WASHINGTON (Reuters) -Chris Wright, President-elect Donald Trump’s pick to head the U.S. Energy Department, told U.S. senators in his confirmation hearing on Wednesday his first priority is expanding domestic energy production including liquefied natural gas and nuclear power.

Wright, 60, believes fossil fuels are the key to ending world poverty, which is a greater problem than climate change’s “distant” threat, according to a report he wrote as CEO of oilfield services company Liberty Energy.

He is expected to win a majority in the 100-member Senate, now controlled by Republicans, and will step down from Liberty once confirmed.

“The solution to climate change is to evolve our energy system,” Wright told the Senate energy committee. “Do I wish we could make faster progress, absolutely.” Wright, an engineer, studied fusion energy at the Massachusetts Institute of Technology, a technology scientists hope one day can help add power to the grid, but which faces hurdles.

Wright supports some fossil fuel alternatives, such as small nuclear power reactors, which are not yet commercially available, and geothermal power. He has criticized solar and wind power as insufficient.

“Previous administrations have viewed energy as a liability instead of the immense national asset that it is,” Wright said.

“To compete globally, we must expand energy production, including commercial nuclear and liquefied natural gas, and cut the cost of energy for Americans.”

President Joe Biden paused approvals for LNG exports and put restrictions on drilling on federal lands. Still, U.S. exports of LNG, a super-chilled exportable form of natural gas, hit a record in 2023, and the U.S. now produces oil at a higher rate than any other country ever has.

WILDFIRES

Protesters shouting about the deadly fires in Los Angeles and the role fossil fuels play in global warming halted the hearing briefly several times.

Wright said the fires are “heartbreaking” but said he stood by his previous comments on social media about wildfires. In 2023 Wright said on social media that “hype over wildfires is just hype to justify” policies to curb climate change.

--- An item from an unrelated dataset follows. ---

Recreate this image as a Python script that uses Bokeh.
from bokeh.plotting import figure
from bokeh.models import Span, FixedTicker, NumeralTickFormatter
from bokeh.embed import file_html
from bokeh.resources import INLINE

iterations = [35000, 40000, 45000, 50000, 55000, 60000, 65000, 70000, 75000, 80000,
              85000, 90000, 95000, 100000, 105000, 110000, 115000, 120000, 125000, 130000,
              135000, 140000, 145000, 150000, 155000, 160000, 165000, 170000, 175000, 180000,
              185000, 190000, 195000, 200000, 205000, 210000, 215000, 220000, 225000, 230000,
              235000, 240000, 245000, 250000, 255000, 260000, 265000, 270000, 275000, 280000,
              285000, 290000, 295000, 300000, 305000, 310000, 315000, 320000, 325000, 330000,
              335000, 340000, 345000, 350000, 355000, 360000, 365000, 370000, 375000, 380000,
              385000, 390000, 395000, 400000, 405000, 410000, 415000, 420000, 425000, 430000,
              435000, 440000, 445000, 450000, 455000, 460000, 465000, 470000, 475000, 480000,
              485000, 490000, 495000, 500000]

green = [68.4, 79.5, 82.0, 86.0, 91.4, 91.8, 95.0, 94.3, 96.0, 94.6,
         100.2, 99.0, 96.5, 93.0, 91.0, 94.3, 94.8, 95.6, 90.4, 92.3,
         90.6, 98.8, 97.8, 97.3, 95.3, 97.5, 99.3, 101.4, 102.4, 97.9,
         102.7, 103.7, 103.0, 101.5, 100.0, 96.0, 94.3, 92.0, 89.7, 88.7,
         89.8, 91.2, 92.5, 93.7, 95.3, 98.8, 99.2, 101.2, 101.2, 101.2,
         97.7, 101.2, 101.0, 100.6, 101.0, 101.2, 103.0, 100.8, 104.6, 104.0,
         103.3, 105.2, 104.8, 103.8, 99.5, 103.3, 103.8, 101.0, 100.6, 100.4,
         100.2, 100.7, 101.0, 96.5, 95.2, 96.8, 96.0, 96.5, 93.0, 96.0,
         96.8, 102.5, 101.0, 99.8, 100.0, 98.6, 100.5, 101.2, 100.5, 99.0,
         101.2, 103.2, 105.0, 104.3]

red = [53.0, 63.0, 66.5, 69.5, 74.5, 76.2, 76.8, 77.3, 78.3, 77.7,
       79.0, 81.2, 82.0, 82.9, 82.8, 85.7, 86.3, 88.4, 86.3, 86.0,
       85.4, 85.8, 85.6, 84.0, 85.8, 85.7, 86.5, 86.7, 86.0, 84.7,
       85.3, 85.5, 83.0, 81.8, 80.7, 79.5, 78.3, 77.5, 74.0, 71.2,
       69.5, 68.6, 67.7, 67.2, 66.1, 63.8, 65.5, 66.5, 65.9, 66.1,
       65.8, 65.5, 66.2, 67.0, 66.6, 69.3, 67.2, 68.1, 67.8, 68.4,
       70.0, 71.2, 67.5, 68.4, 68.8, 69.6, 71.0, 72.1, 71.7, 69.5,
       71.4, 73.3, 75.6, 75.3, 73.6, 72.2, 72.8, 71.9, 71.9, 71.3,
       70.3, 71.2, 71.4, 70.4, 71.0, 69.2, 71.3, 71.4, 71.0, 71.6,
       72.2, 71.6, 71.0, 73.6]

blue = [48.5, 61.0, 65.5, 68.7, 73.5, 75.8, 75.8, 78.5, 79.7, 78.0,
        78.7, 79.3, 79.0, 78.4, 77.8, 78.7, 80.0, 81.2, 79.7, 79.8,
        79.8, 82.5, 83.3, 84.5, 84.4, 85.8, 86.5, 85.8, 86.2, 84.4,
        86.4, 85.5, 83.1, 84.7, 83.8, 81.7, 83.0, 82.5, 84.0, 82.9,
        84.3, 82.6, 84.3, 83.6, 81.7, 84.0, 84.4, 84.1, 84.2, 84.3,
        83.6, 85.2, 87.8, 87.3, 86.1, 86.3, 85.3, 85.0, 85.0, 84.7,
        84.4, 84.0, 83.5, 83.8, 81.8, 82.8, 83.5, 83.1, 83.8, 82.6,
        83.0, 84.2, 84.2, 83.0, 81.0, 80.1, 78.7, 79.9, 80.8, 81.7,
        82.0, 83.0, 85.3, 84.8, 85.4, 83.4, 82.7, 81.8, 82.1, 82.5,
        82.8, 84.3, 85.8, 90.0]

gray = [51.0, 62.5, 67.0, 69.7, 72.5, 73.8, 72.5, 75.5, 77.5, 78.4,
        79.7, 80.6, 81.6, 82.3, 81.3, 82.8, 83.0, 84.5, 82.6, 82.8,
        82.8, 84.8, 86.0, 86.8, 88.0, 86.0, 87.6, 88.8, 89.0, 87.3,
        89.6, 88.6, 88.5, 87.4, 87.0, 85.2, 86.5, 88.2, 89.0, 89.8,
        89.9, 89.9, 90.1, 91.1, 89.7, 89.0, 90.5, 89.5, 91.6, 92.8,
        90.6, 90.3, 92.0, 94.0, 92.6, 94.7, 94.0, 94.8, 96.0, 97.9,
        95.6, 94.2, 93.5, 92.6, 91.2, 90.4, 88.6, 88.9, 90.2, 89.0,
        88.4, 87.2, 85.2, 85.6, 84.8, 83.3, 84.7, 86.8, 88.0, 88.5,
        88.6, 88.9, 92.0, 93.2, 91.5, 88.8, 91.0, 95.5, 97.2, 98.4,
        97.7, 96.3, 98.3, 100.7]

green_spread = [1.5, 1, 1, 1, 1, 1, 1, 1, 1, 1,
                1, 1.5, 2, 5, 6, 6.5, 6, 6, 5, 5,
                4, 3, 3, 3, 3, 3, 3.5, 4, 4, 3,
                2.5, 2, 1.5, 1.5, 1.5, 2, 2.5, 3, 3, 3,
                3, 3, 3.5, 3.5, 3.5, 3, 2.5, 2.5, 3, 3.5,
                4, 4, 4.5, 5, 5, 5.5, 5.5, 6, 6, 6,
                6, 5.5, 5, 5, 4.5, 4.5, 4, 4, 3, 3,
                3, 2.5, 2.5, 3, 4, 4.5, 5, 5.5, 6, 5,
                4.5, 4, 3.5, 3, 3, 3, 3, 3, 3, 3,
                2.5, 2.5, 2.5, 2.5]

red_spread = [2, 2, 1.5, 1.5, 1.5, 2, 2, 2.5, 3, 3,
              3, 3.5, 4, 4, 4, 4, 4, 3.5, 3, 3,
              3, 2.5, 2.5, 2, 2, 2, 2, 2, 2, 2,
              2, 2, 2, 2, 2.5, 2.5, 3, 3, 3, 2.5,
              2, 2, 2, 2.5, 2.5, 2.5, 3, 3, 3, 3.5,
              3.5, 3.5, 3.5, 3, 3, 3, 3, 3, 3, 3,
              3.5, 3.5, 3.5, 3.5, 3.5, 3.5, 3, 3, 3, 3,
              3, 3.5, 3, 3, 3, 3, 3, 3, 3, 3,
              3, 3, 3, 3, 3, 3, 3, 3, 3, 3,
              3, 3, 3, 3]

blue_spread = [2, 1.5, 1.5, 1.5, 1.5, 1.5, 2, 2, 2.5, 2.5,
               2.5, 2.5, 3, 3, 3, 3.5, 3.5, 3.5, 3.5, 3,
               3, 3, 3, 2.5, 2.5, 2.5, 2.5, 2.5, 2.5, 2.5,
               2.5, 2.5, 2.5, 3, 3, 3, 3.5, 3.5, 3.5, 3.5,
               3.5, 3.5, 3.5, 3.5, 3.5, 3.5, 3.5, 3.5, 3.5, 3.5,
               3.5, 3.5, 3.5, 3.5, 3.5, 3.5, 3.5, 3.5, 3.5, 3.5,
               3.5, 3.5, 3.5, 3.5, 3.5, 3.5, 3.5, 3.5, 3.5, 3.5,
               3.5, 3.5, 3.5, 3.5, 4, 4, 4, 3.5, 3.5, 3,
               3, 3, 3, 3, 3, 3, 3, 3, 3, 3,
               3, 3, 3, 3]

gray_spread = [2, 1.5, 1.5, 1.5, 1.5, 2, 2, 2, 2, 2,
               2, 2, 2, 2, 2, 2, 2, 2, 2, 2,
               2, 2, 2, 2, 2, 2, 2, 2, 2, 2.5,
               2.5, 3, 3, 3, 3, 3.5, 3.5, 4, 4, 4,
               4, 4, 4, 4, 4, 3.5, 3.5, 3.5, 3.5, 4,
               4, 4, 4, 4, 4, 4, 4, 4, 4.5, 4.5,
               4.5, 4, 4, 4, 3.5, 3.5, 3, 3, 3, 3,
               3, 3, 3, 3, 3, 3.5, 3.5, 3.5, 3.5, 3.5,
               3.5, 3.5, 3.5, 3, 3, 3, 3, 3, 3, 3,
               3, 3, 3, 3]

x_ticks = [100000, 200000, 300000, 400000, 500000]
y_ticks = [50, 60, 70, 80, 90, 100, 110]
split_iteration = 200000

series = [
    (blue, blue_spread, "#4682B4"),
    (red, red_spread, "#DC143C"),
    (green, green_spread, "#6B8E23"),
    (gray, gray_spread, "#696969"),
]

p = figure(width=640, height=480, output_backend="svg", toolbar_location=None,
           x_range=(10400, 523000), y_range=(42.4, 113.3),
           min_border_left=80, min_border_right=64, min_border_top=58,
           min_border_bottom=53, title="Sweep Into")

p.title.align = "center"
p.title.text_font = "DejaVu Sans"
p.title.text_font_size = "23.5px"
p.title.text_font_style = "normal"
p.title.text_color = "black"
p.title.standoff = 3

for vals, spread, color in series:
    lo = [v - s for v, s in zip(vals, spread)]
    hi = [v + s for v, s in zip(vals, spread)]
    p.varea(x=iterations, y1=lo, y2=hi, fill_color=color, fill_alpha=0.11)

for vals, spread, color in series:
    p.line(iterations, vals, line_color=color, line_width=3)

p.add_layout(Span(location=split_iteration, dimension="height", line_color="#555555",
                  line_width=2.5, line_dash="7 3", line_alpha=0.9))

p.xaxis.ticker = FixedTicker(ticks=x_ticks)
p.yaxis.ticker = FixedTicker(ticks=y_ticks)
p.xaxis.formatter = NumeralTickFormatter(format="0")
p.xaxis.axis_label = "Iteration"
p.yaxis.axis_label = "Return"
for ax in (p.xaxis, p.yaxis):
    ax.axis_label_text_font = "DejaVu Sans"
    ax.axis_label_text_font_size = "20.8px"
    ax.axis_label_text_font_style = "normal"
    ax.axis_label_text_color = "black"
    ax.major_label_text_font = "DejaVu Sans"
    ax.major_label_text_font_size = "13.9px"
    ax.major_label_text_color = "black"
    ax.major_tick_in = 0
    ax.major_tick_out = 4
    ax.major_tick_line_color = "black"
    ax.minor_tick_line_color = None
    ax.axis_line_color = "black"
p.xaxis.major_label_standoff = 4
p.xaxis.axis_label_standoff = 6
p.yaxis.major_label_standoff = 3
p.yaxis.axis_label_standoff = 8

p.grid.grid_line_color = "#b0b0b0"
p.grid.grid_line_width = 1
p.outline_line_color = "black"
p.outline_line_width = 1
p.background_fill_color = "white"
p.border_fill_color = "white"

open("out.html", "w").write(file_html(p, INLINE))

Wright would replace Jennifer Granholm, who urged caution on LNG, saying unfettered exports will boost emissions of gases blamed for climate change and risk raising fuel prices for manufacturers and homeowners.

The top Democrat on the committee, Senator Martin Heinrich, said companies have invested nearly $500 billion in clean energy after legislation passed in recent years including Biden’s Inflation Reduction Act, and told Wright programs in those laws should not be clawed back, in order to protect clean energy and the jobs that come with it.

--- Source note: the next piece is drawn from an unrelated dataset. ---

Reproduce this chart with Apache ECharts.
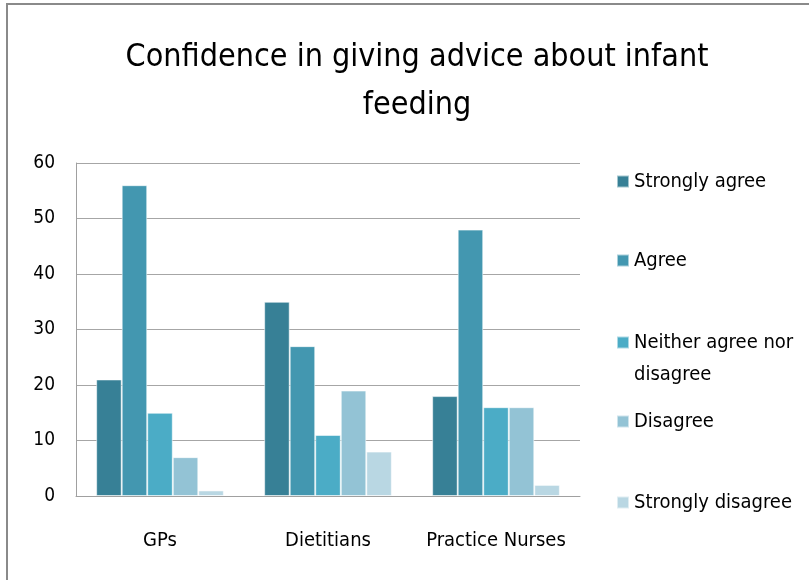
<!DOCTYPE html>
<html>
<head>
<meta charset="utf-8">
<script src="https://cdn.jsdelivr.net/npm/echarts@6/dist/echarts.min.js"></script>
<style>
html,body{margin:0;padding:0;background:#fff;}
#chart{width:809px;height:580px;}
</style>
</head>
<body>
<div id="chart"></div>
<script>
const categories = ['GPs', 'Dietitians', 'Practice Nurses'];
const seriesNames = ['Strongly agree', 'Agree', 'Neither agree nor disagree', 'Disagree', 'Strongly disagree'];
const stronglyAgree = [21, 35, 18];
const agree = [56, 27, 48];
const neither = [15, 11, 16];
const disagree = [7, 19, 16];
const stronglyDisagree = [1, 8, 2];
const yTicks = [0, 10, 20, 30, 40, 50, 60];
const colors = ['#378096', '#4397B0', '#4BACC6', '#93C3D5', '#B9D7E3'];
const titleText = 'Confidence in giving advice about infant\nfeeding';

const values = [stronglyAgree, agree, neither, disagree, stronglyDisagree];
const FONT = "'Liberation Sans Narrow', 'DejaVu Sans Condensed', Lato, sans-serif";
const legendTops = [166, 245, 327, 406, 487];

const chart = echarts.init(document.getElementById('chart'));
chart.setOption({
  animation: false,
  textStyle: {fontFamily: FONT},
  color: colors,
  title: {
    text: titleText,
    left: 412, top: 29, textAlign: 'center',
    textStyle: {fontFamily: FONT, fontSize: 32, fontWeight: 'normal', color: '#000', lineHeight: 48}
  },
  graphic: [{
    type: 'rect', shape: {x: 7, y: 4, width: 900, height: 700},
    style: {fill: 'none', stroke: '#8a8a8a', lineWidth: 2}, silent: true
  }, {
    type: 'text', left: 634, top: 365,
    style: {text: 'disagree', font: '20px ' + FONT, fill: '#000'}, silent: true
  }],
  legend: seriesNames.map((n, i) => ({
    data: [n], left: 616, top: legendTops[i], orient: 'vertical', padding: 0,
    itemWidth: 12, itemHeight: 12, itemGap: 6,
    icon: 'rect',
    formatter: (name) => name === 'Neither agree nor disagree' ? 'Neither agree nor' : name,
    textStyle: {fontFamily: FONT, fontSize: 20, color: '#000', lineHeight: 31}
  })),
  grid: {left: 76, right: 229, top: 163, bottom: 84, containLabel: false},
  xAxis: {
    type: 'category', data: categories,
    axisLine: {lineStyle: {color: '#a0a0a0', width: 1}},
    axisTick: {show: false},
    axisLabel: {color: '#000', fontSize: 20, fontFamily: FONT, margin: 35, interval: 0}
  },
  yAxis: {
    type: 'value', min: 0, max: 60, interval: 10,
    axisLine: {show: true, lineStyle: {color: '#a0a0a0', width: 1}},
    axisTick: {show: false},
    splitLine: {lineStyle: {color: '#a6a6a6', width: 1}},
    axisLabel: {color: '#000', fontSize: 19, fontFamily: FONT, margin: 21,
      formatter: (v) => yTicks.includes(v) ? String(v) : ''}
  },
  series: seriesNames.map((n, i) => ({
    name: n, type: 'bar', data: values[i],
    barGap: '0%', barCategoryGap: '24%',
    itemStyle: {color: colors[i], borderColor: 'rgba(255,255,255,0.55)', borderWidth: 1}
  }))
});
</script>
</body>
</html>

Wright is expected to work on a new energy council with Doug Burgum, Trump’s nominee for interior secretary.

Wright said the U.S. must remove barriers to progress on energy. Trump, a Republican who takes office on Jan. 20, may declare a national energy emergency, allowing him to fast-track permits for new power infrastructure and other energy projects.

Removing barriers would fit into Trump’s agenda to expand energy output as U.S. power demand begins to surge for the first time in decades and to reverse Biden’s pause on LNG exports.

Biden passed a signature climate change law with billions of dollars to support alternative energy projects. But Congress has failed so far to pass a permitting bill for the transmission infrastructure needed to move huge amounts of power from high-tech projects like renewables and planned new nuclear reactors.